The Second edict of the Emperor Frederick: The Heretics are Endeavoring to rent the seamless Coat of our God, and raging with deceitful Words, which declare their schismatical intention, strive to divide the Unity of the indivisible Faith itself, and to separate the Sheep from The Care of Peter, to whom they were committed, by the Good Shepherd to be fed. These are the ravenous Wolves within who put on the Meekness of the Sheep, that they may the better enter into the Lord’s Sheepfold. Dated at Padua, Feb. 22.

The third Law is this: We condemn the Receivers, Accomplices, and Abettors of the Patarenes, to Forfeiture of their Goods and perpetual Banishment ; who by their Care to save others from Punishment have no Fear or Regard for the themselves.
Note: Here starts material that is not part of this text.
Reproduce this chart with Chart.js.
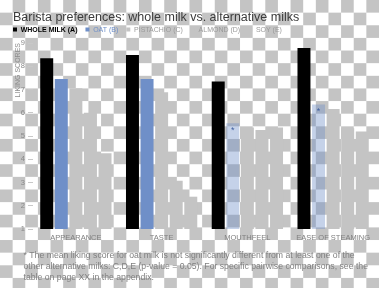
<!DOCTYPE html>
<html><head><meta charset="utf-8">
<script src="https://cdn.jsdelivr.net/npm/chart.js@4.4.1/dist/chart.umd.min.js"></script>
<style>
html,body{margin:0;padding:0;width:379px;height:288px;overflow:hidden;
background: repeating-conic-gradient(#c4c4c4 0% 25%, #ffffff 0% 50%) 0 0 / 25.267px 25.267px;}
#wrap{position:absolute;left:0;top:0;width:379px;height:288px}
</style></head><body>
<div id="wrap"><canvas id="c" width="379" height="288"></canvas></div>
<script>
const titleText = 'Barista preferences: whole milk vs. alternative milks';
const categories = ['APPEARANCE', 'TASTE', 'MOUTHFEEL', 'EASE OF STEAMING'];
const seriesNames = ['WHOLE MILK (A)', 'OAT (B)', 'PISTACHIO (C)', 'ALMOND (D)', 'SOY (E)'];
const wholeMilk = [8.34, 8.48, 7.34, 8.78];
const oat = [7.45, 7.45, 5.55, 6.36];
const pistachio = [7.05, 6.88, 5.37, 6.16];
const almond = [6.0, 3.08, 5.26, 5.33];
const soy = [4.26, 2.39, 5.37, 5.19];
const oatNotSignificant = [false, false, true, true];
const yTicks = [1, 2, 3, 4, 5, 6, 7, 8, 9];
const yTitle = 'LIKING SCORES';
const footnote = [
  '* The mean liking score for oat milk is not significantly different from at least one of the',
  'other alternative milks: C,D,E (p-value = 0.05). For specific pairwise comparisons, see the',
  'table on page XX in the appendix.'
];

const FONT = "'Liberation Sans', Arial, sans-serif";
const BLUE = '#6f8fc8';
const BLUE_LIGHT = 'rgba(111,143,200,0.4)';
const GREY = '#c4c4c4';
const seriesColors = ['#000000', BLUE, GREY, GREY, GREY];
const legendTextColors = ['#000000', BLUE, '#9a9a9a', '#9a9a9a', '#9a9a9a'];
const legendBold = [true, false, false, false, false];

Chart.defaults.font.family = FONT;

const chromePlugin = {
  id: 'chrome',
  afterDraw(chart) {
    const ctx = chart.ctx;
    ctx.save();
    // title
    ctx.font = '12.5px ' + FONT;
    ctx.fillStyle = '#3c3c3c';
    ctx.textAlign = 'left';
    ctx.textBaseline = 'alphabetic';
    ctx.fillText(titleText, 13, 20.5);
    // legend
    let x = 13;
    chart.data.datasets.forEach((ds, i) => {
      ctx.fillStyle = seriesColors[i];
      ctx.fillRect(x, 27.5, 4, 4);
      ctx.font = (legendBold[i] ? 'bold ' : '') + '7px ' + FONT;
      ctx.fillStyle = legendTextColors[i];
      ctx.textBaseline = 'alphabetic';
      ctx.fillText(ds.label, x + 7.7, 31.8);
      x += 7.7 + ctx.measureText(ds.label).width + 8;
    });
    // asterisks on oat bars
    const meta = chart.getDatasetMeta(1);
    ctx.font = '9px ' + FONT;
    ctx.fillStyle = '#3f5f9f';
    ctx.textAlign = 'center';
    ctx.textBaseline = 'top';
    meta.data.forEach((bar, i) => {
      if (oatNotSignificant[i]) ctx.fillText('*', bar.x, bar.y + 2.5);
    });
    // footnote
    ctx.font = '8.7px ' + FONT;
    ctx.fillStyle = '#808080';
    ctx.textAlign = 'left';
    ctx.textBaseline = 'alphabetic';
    footnote.forEach((line, i) => ctx.fillText(line, 23.5, 258 + i * 10.8));
    ctx.restore();
  }
};

const datasets = [wholeMilk, oat, pistachio, almond, soy].map((vals, i) => ({
  label: seriesNames[i],
  data: vals,
  backgroundColor: i === 1 ? vals.map((v, j) => oatNotSignificant[j] ? BLUE_LIGHT : BLUE) : seriesColors[i],
  borderWidth: 0,
  categoryPercentage: 0.85,
  barPercentage: 0.89
}));

new Chart(document.getElementById('c'), {
  type: 'bar',
  data: { labels: categories, datasets },
  plugins: [chromePlugin],
  options: {
    responsive: false,
    animation: false,
    devicePixelRatio: 1,
    layout: { padding: { top: 43, left: 13, right: 3, bottom: 34 } },
    plugins: { legend: { display: false }, title: { display: false }, tooltip: { enabled: false } },
    scales: {
      x: {
        afterFit: s => { s.height = 25; },
        grid: { display: false, drawTicks: false, tickLength: 0 },
        border: { display: false },
        ticks: { color: '#808080', font: { size: 7.5 }, padding: 4, maxRotation: 0, autoSkip: false }
      },
      y: {
        min: yTicks[0],
        max: yTicks[yTicks.length - 1],
        afterFit: s => { s.width = 20; },
        afterBuildTicks: s => { s.ticks = yTicks.map(v => ({ value: v })); },
        border: { display: false },
        grid: { display: true, drawOnChartArea: false, drawTicks: true, tickLength: 5, color: '#c8c8c8' },
        ticks: { color: '#8a8a8a', font: { size: 7.5 }, padding: 3 },
        title: { display: true, text: yTitle, align: 'end', color: '#8c8c8c', font: { size: 7 }, padding: 1 }
      }
    }
  }
});
</script>
</body></html>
The fourth Edict of the Emperor Frederick: We condemn to perpetual Infamy, withdraw our Protection from, and put under our Ban, the Puritans, Patarenes, Speromists, Leonists, Arnaldists, Circumcised, Passagines, Josepines, Garatenses, Albigenses, Francisci, Begardi, Commissi, Valdenses, Romanuli, Communelli, Varini, Ortuleni, those of Black Water, and all other Heretics of both Sexes, and of whatever.

Whatever was the Year of their [the four Edicts] Publication, ‘it is certain that the Inquisition was greatly promoted by them ; and that they were approved and confirmed, by some of the Popes Bulls in which they were inserted.